I think overcategorizing my own creativity isn't productive. I just read lots and allow myself to be influenced by what I've read in equal measure with how I let myself be influenced by the words I write and overwrite on top of previous ideas and texts. The critical thinking I perform that happens before during and after the words flow somehow make it look like poems. The process is intuitive, slow, and not afraid of changing and shifting. No one should do what fails to surprise them. The very act of writing for me has to invite surprise, every word should rub off the previous word like a new and exciting experiment. So sometimes the lines come out like slurm squeezed out of a tube. Other times, I seem to deliberately want to say something simple and coherent, and so it comes out as a conventional poem. I guess that's when I'm in control of a "narrative stance" from the getgo. But there's always that itch, to not say the obvious, and to make it new not to the reader first, but to myself.

Poetic inspirations!
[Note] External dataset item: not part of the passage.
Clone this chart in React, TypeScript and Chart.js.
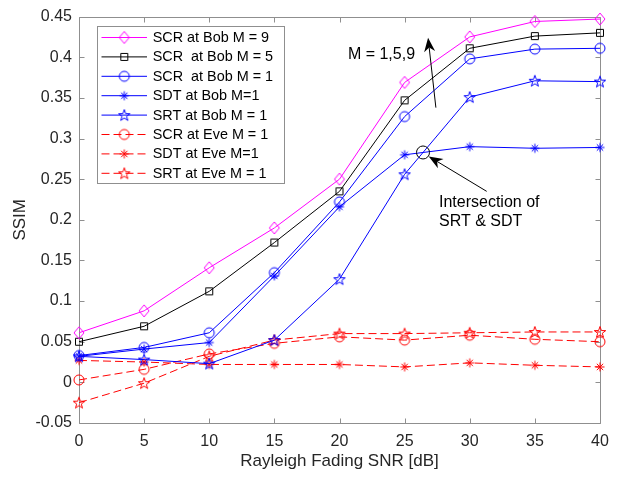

So many: Atwood, Plath, Rumi, Hopkins, Frank O'Hara, Szymborska, Wah, Miki, Phyllis Webb, James Wright, Franz Wright, Charles Wright, Bishop, Pound, Sharon Olds, Mary Oliver, Wallace Stevens, Kroetsch, Adrienne Rich, Odysseus Elytis, Lorca, Neruda, my sister's high school best buddy Jeannie Dong who wrote my sister a short poem called "intense spirits" which was the first time that nerdy noodly armed no-good-at-sports kid saw the possibilities of language fit to burst from inside stunted line breaks.